I have been thinking about auto-focus for my cheap Chinese laser (CCL), I will need to address the following if it’s going to work:
Batch or real-time processing,
Separate processing system or an adaptation of existing system
Scan entire surface and hold a “topographical” map that directs bed height by:
a, independently modifying the Z axis directly as the laser moves
b, processing the “g code” to add Z axis commands
A computational intensive solution that, I think, will add significant time to any job.
I do like the LIDAR as mentioned by @takitus but it would need to be modified, its specs state: Accuracy: +/- 2.5cm at distances greater than 1m
My favoured solution is a completely independent system that can be switched in as needed. “Point scan” the surface adjacent to the beam/material interface and modifying the Z axis directly as the laser moves. Take three measurements of the height of the material under the laser head, take the average and adjust the Z axis appropriately.
There are still a number of issues I need to get think about but I’ll get there.
Yes, I agree. A simpler approach might be to make a 5x5, 10x10, ?x?, array of depth measurements over the entire surface in order to approximate its shape, and use that model in the wide angle image correction algorithm. I’m getting out of my depth here, though.
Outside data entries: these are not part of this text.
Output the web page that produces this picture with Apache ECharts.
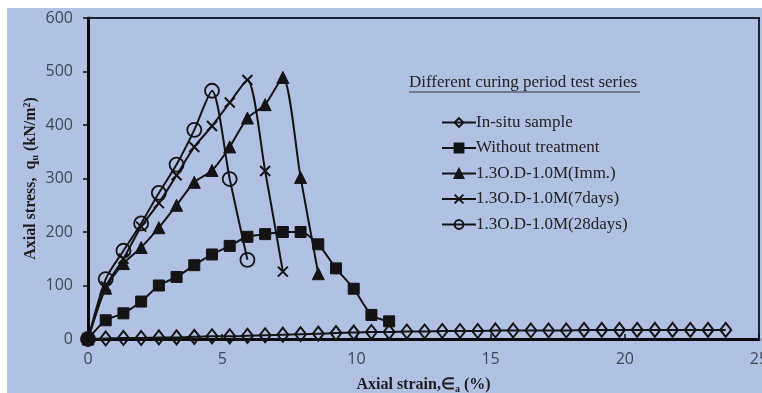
<!DOCTYPE html>
<html>
<head>
<meta charset="utf-8">
<script src="https://cdn.jsdelivr.net/npm/echarts@6/dist/echarts.min.js"></script>
<style>
  html, body { margin: 0; padding: 0; background: #fff; }
  #chart { width: 762px; height: 393px; }
</style>
</head>
<body>
<div id="chart"></div>
<script>
// Axial strain steps (%) shared by every test series
const strain = [0, 0.66, 1.32, 1.98, 2.64, 3.3, 3.96, 4.62, 5.28, 5.94, 6.6, 7.26, 7.92, 8.58,
  9.24, 9.9, 10.56, 11.22, 11.88, 12.54, 13.2, 13.86, 14.52, 15.18, 15.84, 16.5, 17.16,
  17.82, 18.48, 19.14, 19.8, 20.46, 21.12, 21.78, 22.44, 23.1, 23.76];

// Axial stress q_u (kN/m²) for each curing condition
const inSitu = [0, 1, 2, 2, 3, 3, 4, 5, 5, 6, 7, 8, 9, 10, 11, 12, 13, 13, 14, 14, 15, 15,
  15, 16, 16, 16, 16, 16, 17, 17, 17, 17, 17, 17, 17, 17, 17];
const withoutTreatment = [0, 35, 48, 70, 100, 116, 138, 158, 174, 191, 196, 200, 200, 177,
  132, 94, 45, 33];
const imm = [0, 95, 141, 171, 208, 250, 293, 315, 359, 413, 438, 489, 302, 122];
const days7 = [0, 98, 150, 210, 254, 306, 359, 398, 442, 484, 314, 126];
const days28 = [0, 112, 165, 216, 273, 326, 391, 464, 299, 148];

const seriesNames = ['In-situ sample', 'Without treatment', '1.3O.D-1.0M(Imm.)',
  '1.3O.D-1.0M(7days)', '1.3O.D-1.0M(28days)'];
const legendTitle = 'Different curing period test series';

const xTicks = { min: 0, max: 25, interval: 5 };
const yTicks = { min: 0, max: 600, interval: 100 };

const pairs = vals => vals.map((v, i) => [strain[i], v]);

const ink = '#141414';
const bg = '#b1c1e4';
const hollow = 'rgba(0,0,0,0)';

function makeSeries(name, vals, symbol, size, fill, bw) {
  return {
    name: name,
    type: 'line',
    data: pairs(vals),
    smooth: 0.25,
    symbol: symbol,
    symbolSize: size,
    lineStyle: { color: ink, width: 2 },
    itemStyle: { color: fill, borderColor: ink, borderWidth: bw },
    emphasis: { disabled: true },
    animation: false
  };
}

const chart = echarts.init(document.getElementById('chart'), null, { renderer: 'canvas' });

const tickFont = { fontFamily: 'Open Sans', fontSize: 16, color: '#3e4757' };
const nameFont = { fontFamily: 'Liberation Serif', fontWeight: 'bold', fontSize: 16, color: '#1c1c1c' };

chart.setOption({
  backgroundColor: '#fff',
  animation: false,
  graphic: [
    { type: 'rect', z: -10, silent: true,
      shape: { x: 7, y: 8, width: 762, height: 393 },
      style: { fill: bg } },
    { type: 'text', left: 409, top: 74, silent: true,
      style: { text: legendTitle, fontFamily: 'Liberation Serif', fontSize: 17, fill: '#222' } },
    { type: 'line', silent: true,
      shape: { x1: 409, y1: 92, x2: 640, y2: 92 },
      style: { stroke: '#333', lineWidth: 1 } }
  ],
  grid: {
    left: 88, right: 3, top: 18, bottom: 54,
    outerBoundsMode: 'none', containLabel: false,
    show: true, borderColor: '#1b2130', borderWidth: 2, backgroundColor: 'transparent'
  },
  legend: {
    orient: 'vertical',
    left: 436, top: 109,
    itemWidth: 34, itemHeight: 11, itemGap: 8.5,
    textStyle: { fontFamily: 'Liberation Serif', fontSize: 17, color: '#222', padding: [0, 0, 0, -5] },
    data: seriesNames
  },
  xAxis: {
    type: 'value',
    min: xTicks.min, max: xTicks.max, interval: xTicks.interval,
    splitLine: { show: false },
    axisLine: { lineStyle: { color: '#0c0c0c', width: 3 } },
    axisTick: { inside: true, length: 5, lineStyle: { color: '#0c0c0c', width: 1.5 } },
    axisLabel: Object.assign({ margin: 12 }, tickFont),
    name: '{n|Axial strain,∈}{s|a}{n| (%)}',
    nameLocation: 'middle', nameGap: 37, nameMoveOverlap: false,
    nameTextStyle: {
      rich: {
        n: nameFont,
        s: Object.assign({}, nameFont, { fontSize: 10, padding: [8, 0, 0, 0] })
      }
    }
  },
  yAxis: {
    type: 'value',
    min: yTicks.min, max: yTicks.max, interval: yTicks.interval,
    splitLine: { show: false },
    axisLine: { lineStyle: { color: '#0c0c0c', width: 3 } },
    axisTick: { inside: false, length: 5, lineStyle: { color: '#0c0c0c', width: 1.5 } },
    axisLabel: Object.assign({ margin: 15 }, tickFont),
    name: '{n|Axial stress,  q}{s|u}{n| (kN/m}{p|2}{n|)}',
    nameLocation: 'middle', nameGap: 48, nameMoveOverlap: false,
    nameTextStyle: {
      rich: {
        n: nameFont,
        s: Object.assign({}, nameFont, { fontSize: 10, padding: [8, 0, 0, 0] }),
        p: Object.assign({}, nameFont, { fontSize: 10, padding: [0, 0, 7, 0] })
      }
    }
  },
  series: [
    makeSeries(seriesNames[0], inSitu, 'diamond', [11, 14], hollow, 2),
    makeSeries(seriesNames[1], withoutTreatment, 'rect', 11, ink, 1),
    makeSeries(seriesNames[2], imm, 'triangle', 12, ink, 1),
    makeSeries(seriesNames[3], days7, 'path://M0,0L10,10M0,10L10,0', 10, hollow, 2),
    makeSeries(seriesNames[4], days28, 'circle', 14, hollow, 1.8)
  ]
});
</script>
</body>
</html>
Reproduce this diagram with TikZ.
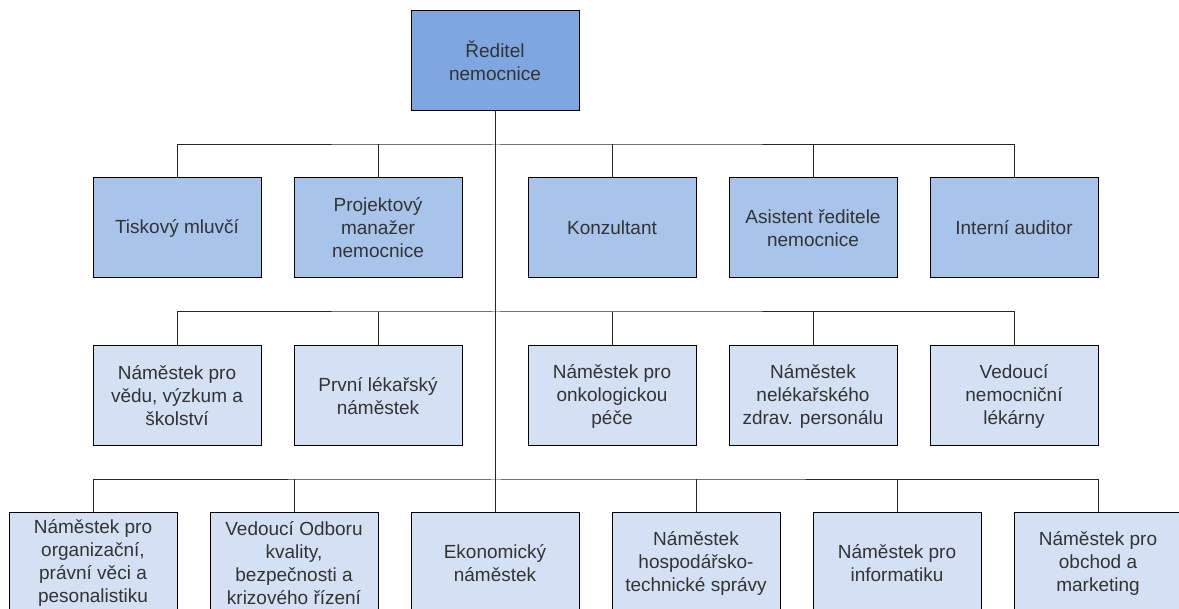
\documentclass[tikz,border=0pt]{standalone}
\usepackage{fontspec}
\setmainfont{Liberation Sans}
\usetikzlibrary{positioning}
\definecolor{headblue}{HTML}{7EA6E0}
\definecolor{staffblue}{HTML}{A9C4EB}
\definecolor{deputyblue}{HTML}{D4E1F5}

\begin{document}
\begin{tikzpicture}[x=1pt, y=-1pt, node distance=32pt]
    \tikzstyle{box} = [rectangle, minimum width=168pt, minimum height=100pt, inner sep=2pt, align=center, text centered, draw=black, line width=1pt, font=\fontsize{19}{23}\selectfont, text=black!80]
    \tikzstyle{head} = [box, fill=headblue]
    \tikzstyle{staff} = [box, fill=staffblue]
    \tikzstyle{deputy} = [box, fill=deputyblue]
    \tikzstyle{line} = [line width=1pt, draw=black!85]
    \clip (0,0) rectangle (1179,609);
    \node (director) [head] at (495,61) {Ředitel\\nemocnice};
    % first row
    \node (tisk) [staff] at (177,228) {Tiskový mluvčí};
    \node (projekt) [staff, right=of tisk] {Projektový\\manažer\\nemocnice};
    \node (konz) [staff] at (612,228) {Konzultant};
    \node (asist) [staff, right=of konz] {Asistent ředitele\\nemocnice};
    \node (audit) [staff, right=of asist] {Interní auditor};
    % second row
    \node (veda) [deputy, below=67pt of tisk] {Náměstek pro\\vědu, výzkum a\\školství};
    \node (prvni) [deputy, below=67pt of projekt] {První lékařský\\náměstek};
    \node (onko) [deputy, below=67pt of konz] {Náměstek pro\\onkologickou\\péče};
    \node (nelek) [deputy, below=67pt of asist] {Náměstek\\nelékařského\\zdrav. personálu};
    \node (lekarna) [deputy, below=67pt of audit] {Vedoucí\\nemocniční\\lékárny};
    % third row
    \node (org) [deputy] at (93,563) {Náměstek pro\\organizační,\\právní věci a\\pesonalistiku};
    \node (kvalita) [deputy, right=of org] {Vedoucí Odboru\\kvality,\\bezpečnosti a\\krizového řízení};
    \node (ekon) [deputy, right=of kvalita] {Ekonomický\\náměstek};
    \node (hosp) [deputy, right=of ekon] {Náměstek\\hospodářsko-\\technické správy};
    \node (info) [deputy, right=of hosp] {Náměstek pro\\informatiku};
    \node (obchod) [deputy, right=of info] {Náměstek pro\\obchod a\\marketing};
    \coordinate (bus1) at (495,145);
    \coordinate (bus2) at (495,312);
    \coordinate (bus3) at (495,480);
    \draw [line] (director) -- (ekon);
    \draw [line] (tisk.north) |- (bus1) -| (audit.north);
    \draw [line] (veda.north) |- (bus2) -| (lekarna.north);
    \draw [line] (org.north) |- (bus3) -| (obchod.north);
    \foreach \n in {projekt, konz, asist, prvni, onko, nelek, kvalita, hosp, info}
        \draw [line] (\n.north) -- ++(0,-33);
\end{tikzpicture}
\end{document}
I think you might be looking for something like this – it’s a time-of-flight-based IR distance sensor that’s supposedly good to 1mm at distances from 5-200mm. FWIW, my vote would be for b, producing a foo_adjusted.gcode file based on an interpolated topo map, because that leverages the existing firmware that already knows how to do smooth paths from one place to another. (And in most cases you won’t need a very detailed map, because if the material is that screwy you’re already in the weeds.)
Thank you @paulw three of those will do the trick just nicely.
I get what you’re saying about b. and if I were looking for a system to put into production I’d probably investigate that solution more. As it is, I’m going for the QDOS approach, easy to implement, puts no additional processing strain on existing systems and, once completed, just about anybody will be able to modify their CCLs to auto-focus.
I read this one a couple days after, but now feels like a decent time to say.
While I think this is some great high end thinking here, is it possible we are thinking about this too hard?
Shouldn’t we have the expectation that proof grade would not have warping unless stored improperly, but by the very measure of it being proof grade, means it would be free of defect and optimal for lasering?
I don’t expect to worry about any proof grade materials… Or is this way off base?
Warping post-production isn’t a defect as much as it is a result of the storage conditions. Once it’s left GF’s shipping department it’s at the mercy of the world.
Plastics & leather will be relatively unaffected. Thicker woods somewhat affected by environmental conditions and storage. Thin wood potentially affected a lot.
What you should expect is that a 1/2" thick piece of maple is spot on 1/2" over its entire length & width, no loose or maybe not any, knots, smoothly finished and ready to use without additional prep.